On the topic of investors, Reis said that the best investors naturally use Lean Startup principles to evaluate companies.
“Those who make decisions based on gut are getting it wrong,” he said.
And according to Reis, a business plan is a terrific thought exercise, but not to be taken as a road map.
“Why stick to a plan if it’s not working? And then go 100 mph off a cliff,” he said.
Ries likened a rigid business plan to the way science is taught in grade school with a formal hypothesis statement that he thinks is not only boring, but constricting.
“Science isn’t about proving a hypothesis. It’s about discovering brand new things that you didn’t know or anticipate,” he said.
By the way, as a kid, when Ries wasn’t obsessing over computers, he was pursuing what he called his more “socially acceptable nerdy hobbies,” which included competing in the Science Olympics.
Like any set of ideas that has a significant following, Lean Startup also has its detractors. Some say the philosophy simply espouses listening to exactly what the customer wants, when, for example, part of Steve Jobs’ success lay in having foresight and telling the customer what they wanted.
In response to this, Ries admitted that he sometimes gets angry when he hears this common misconception and tells such critics to turn to page nine of his book where he states that the philosophy is not simply about doing exactly what customers want.
What Lean Startup is about, he said, is being honest about what is working and what isn’t, and finding reliable ways to measure success. Ries noted that in many large companies employees in different departments use different methods of measuring success, and generally, each department believes that they are responsible for the company’s increase in sales.
“There are different realities within the same company,” Ries said, and said that uniform metrics are essential.
Bradshaw asked what Ries thought of “vanity metrics,” or metrics that mostly make founders and employees feel good about their company, but aren’t truly reflective of growth.
“Using vanity metrics to make your competitors want to kill themselves is great,” Ries said. “But using them to evaluate progress – if they’re misleading – is not good.”
In response to a question from someone watching via live stream, Ries cautioned against creating a startup because it’s cool, or for the possibility of making money quickly.
“If you really want to do a startup,” he said, “go work for another startup and learn from a visionary.”
He also said that programs like Y Combinator, where founders get candid feedback from real pros, can be very valuable.
In response to another audience member’s question, Ries assumed that this person had an idea for a startup that they thought was stupid. Ries’ advice: “Try it. Test it. In two weeks, have an MVP and then you’ll see if it’s stupid.”
What’s next for Ries?
“Do you know how long it took me to come up with Lean Startup?” Ries replied initially.

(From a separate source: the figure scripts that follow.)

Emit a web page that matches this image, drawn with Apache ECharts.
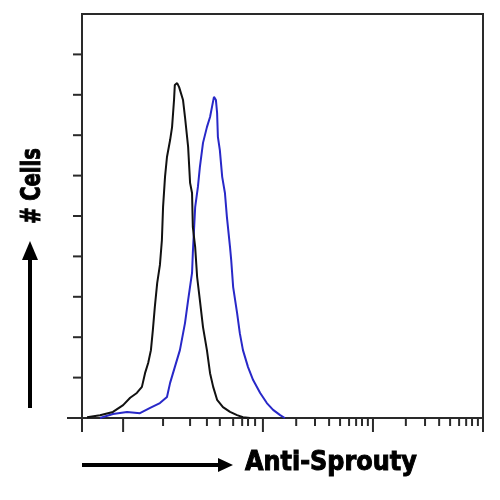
<!DOCTYPE html>
<html><head><meta charset="utf-8">
<script src="https://cdn.jsdelivr.net/npm/echarts@6/dist/echarts.min.js"></script>
<style>html,body{margin:0;padding:0;background:#fff}#c{width:500px;height:500px}</style>
</head><body><div id="c"></div>
<script>
// x in channel units (0-1024), y in relative cell count (0-100)
var blackX = [13,46,79,105,123,140,153,161,169,176,181,186,192,199,204,207,212,217,225,230,235,237,243,248,253,258,263,271,276,281,283,289,294,301,309,319,327,335,345,360,378,396,411,429];
var blackY = [0.2,0.7,1.5,3.2,5,6.2,7.7,11.1,13.6,16.8,21.8,27.5,33.4,37.9,44,52.2,59.7,64.6,68.8,72,78.7,82.4,82.9,81.9,81.7,78.7,74.5,67.1,58.2,55.7,47.3,42.3,34.9,29.2,22.5,16.8,11.1,7.7,4.5,2.7,1.5,0.7,0.2,0];
var blueX = [46,79,115,148,174,199,217,225,237,250,263,271,281,283,289,296,301,309,319,327,332,337,342,345,347,352,358,365,370,378,381,386,396,403,411,424,437,455,472,488,506,518];
var blueY = [0,1,1.5,1.2,2.5,3.7,5.2,8.7,12.6,16.8,23.5,29.2,35.9,40.8,52.2,57.2,62.1,68.1,72,74.5,77,79.5,78.7,75.5,69.6,66.3,59.7,55.7,49.8,42.3,39.1,32.4,26,21,16.8,12.6,9.4,6.2,3.7,2,0.7,0];
var xTicks = [0,105,207,276,319,352,386,409,424,442,462,547,595,631,659,682,700,715,730,743,827,876,912,940,963,981,996,1011,1024];
var xTickLong = [1,1,0,0,0,0,0,0,0,0,1,0,0,0,0,0,0,0,0,1,0,0,0,0,0,0,0,0,1];
var yTicks = [0,10,20,30,40,50,60,70,80,90];
var xTitle = 'Anti-Sprouty';
var yTitle = '# Cells';

var chart = echarts.init(document.getElementById('c'), null, {renderer:'canvas'});
function pairs(xs, ys){ return xs.map(function(x,i){return [x, ys[i]];}); }
var axisColor = '#2a2a2a';
chart.setOption({
  animation:false,
  backgroundColor:'#fff',
  grid:{left:82, right:17, top:14, bottom:82, show:true, borderColor:axisColor, borderWidth:2, backgroundColor:'transparent'},
  xAxis:{type:'value', min:0, max:1024, axisLine:{show:true, lineStyle:{color:axisColor, width:2}}, axisTick:{show:false}, axisLabel:{show:false}, splitLine:{show:false}},
  yAxis:{type:'value', min:0, max:100, axisLine:{show:true, lineStyle:{color:axisColor, width:2}}, axisTick:{show:false}, axisLabel:{show:false}, splitLine:{show:false}},
  series:[
    {type:'line', data:pairs(blackX, blackY), showSymbol:false, lineStyle:{color:'#111', width:2}, z:3},
    {type:'line', data:pairs(blueX, blueY), showSymbol:false, lineStyle:{color:'#2828c8', width:2}, z:2},
    {type:'custom', clip:false, z:5, silent:true,
      data:xTicks.map(function(v,i){return [v,0,xTickLong[i]];}),
      renderItem:function(params, api){
        var p = api.coord([api.value(0), 0]);
        var len = api.value(2) ? 14 : 8;
        return {type:'line', shape:{x1:p[0], y1:p[1], x2:p[0], y2:p[1]+len}, style:{stroke:axisColor, lineWidth:2}};
      }},
    {type:'custom', clip:false, z:5, silent:true,
      data:yTicks.map(function(v){return [0,v];}),
      renderItem:function(params, api){
        var p = api.coord([0, api.value(1)]);
        var len = api.value(1) === 0 ? 15 : 9;
        return {type:'line', shape:{x1:p[0]-len, y1:p[1], x2:p[0], y2:p[1]}, style:{stroke:axisColor, lineWidth:2}};
      }}
  ],
  graphic:[
    {type:'line', shape:{x1:82, y1:465, x2:219, y2:465}, style:{stroke:'#000', lineWidth:4}},
    {type:'polygon', shape:{points:[[218,458],[233,465],[218,472]]}, style:{fill:'#000'}},
    {type:'text', x:245, y:463, scaleX:0.92, style:{text:xTitle, font:'bold 26px "DejaVu Sans"', fill:'#000', stroke:'#000', lineWidth:1, align:'left', verticalAlign:'middle'}},
    {type:'line', shape:{x1:30, y1:408, x2:30, y2:258}, style:{stroke:'#000', lineWidth:4}},
    {type:'polygon', shape:{points:[[22,260],[30,241],[38,260]]}, style:{fill:'#000'}},
    {type:'text', x:33, y:186, rotation:Math.PI/2, scaleX:0.75, style:{text:yTitle, font:'bold 26px "DejaVu Sans"', fill:'#000', stroke:'#000', lineWidth:1, align:'center', verticalAlign:'middle'}}
  ]
});
</script></body></html>
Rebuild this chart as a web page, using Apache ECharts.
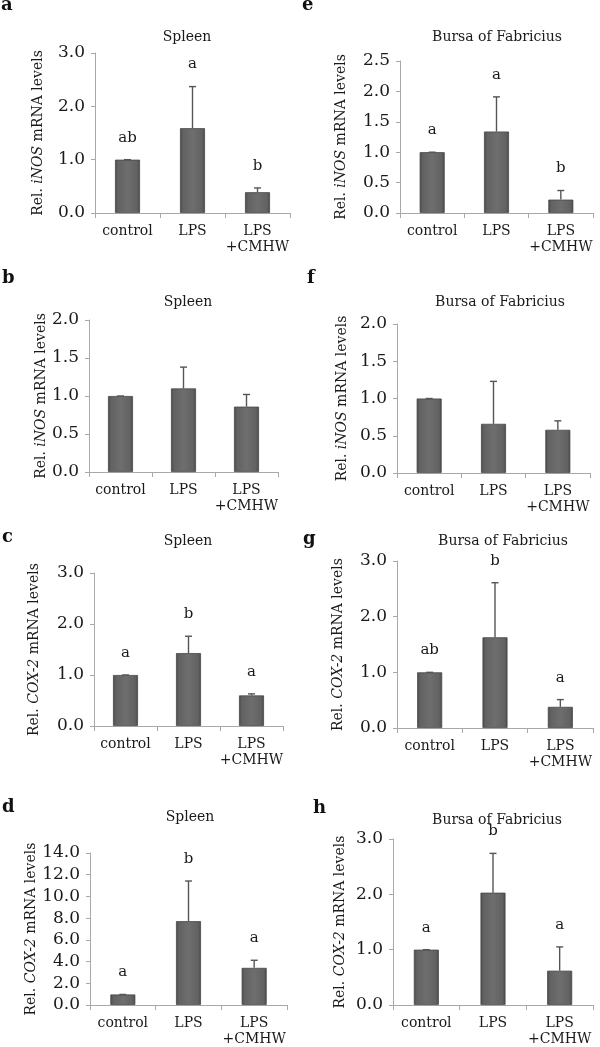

But he then said that he’s working on a book that addresses a lot of common questions he has received over the years from large companies. Questions about supply chain, return on investment and legal issues. Doesn’t sound so exciting. But if it’s anything like his first book, it will be a tremendous hit. And the basic message will still be the same: “Don’t bullshit yourself. Are your strategies working? If not, re-think them.”